От того и накопилась в сердцах черни обида к «голубой крови» и ненависть ко всему, что исходило от неё и от понятия «их власть», что глубоко закономерно и вылилось в «русский бунт — бессмысленный и беспощадный»… Как у Набокова: «… Всё печально. Алеет кровь на мостовых. Людишки серые нахально из норок выползли своих. Они кричат на перекрёстках, и страшен их блудливый бред. На их ладонях — чёрных, жестких, — неизгладимый рабства след…» Но капли «алой крови» интеллигенции всё же сохранились, благотворно воздействовав на мировосприятие русской черни, образовав, со временем, в смешении с ней кровь красную (уже почти как и у других людей во всём мире).

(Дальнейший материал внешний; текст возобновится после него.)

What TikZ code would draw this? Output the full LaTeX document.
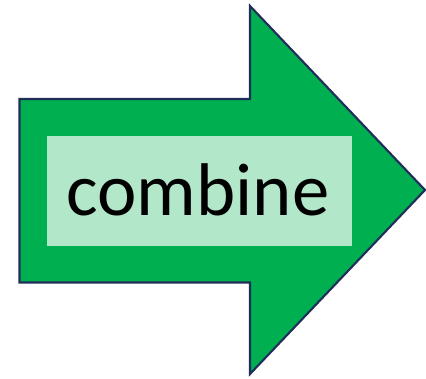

Вспоминается один анекдот «эпохи перестройки»: Россия. Петроград. 1917 год. Пожилая графиня слышит какой-то шум, доносящийся с улицы, и посылает служанку узнать, что же там случилось. Служанка возвращается и докладывает, что там идёт революция. «И что же они хотят?» — спрашивает графиня. «Они хотят, чтобы не было богатых» — отвечает служанка. «Странно… — размышляет в слух графиня, — А мой дед, декабрист, хотел, чтобы не было бедных…» На первый взгляд, действительно вроде бы смешно… Но если вспомнить те чувства, с которыми народ уничтожал старый режим, юмор теряется, поскольку народ-то в массе своей действительно хотел уничтожить всех богатых, ибо в богатстве не может быть равенства: один всегда будет богаче другого, а по сравнению с третьим — просто нищим, и без эксплуатации более бедных, более богатым стать невозможно! И равенства людей, изначально данного Богом всем людям, в такой системе быть просто не может. А именно о равенстве всегда мечтали люди, ибо без равенства нет братства, а без чувства братства между людьми нет и единения людей с Богом… Кто помнит: «Богатому попасть в рай труднее, чем верблюду пройти в игольное ушко».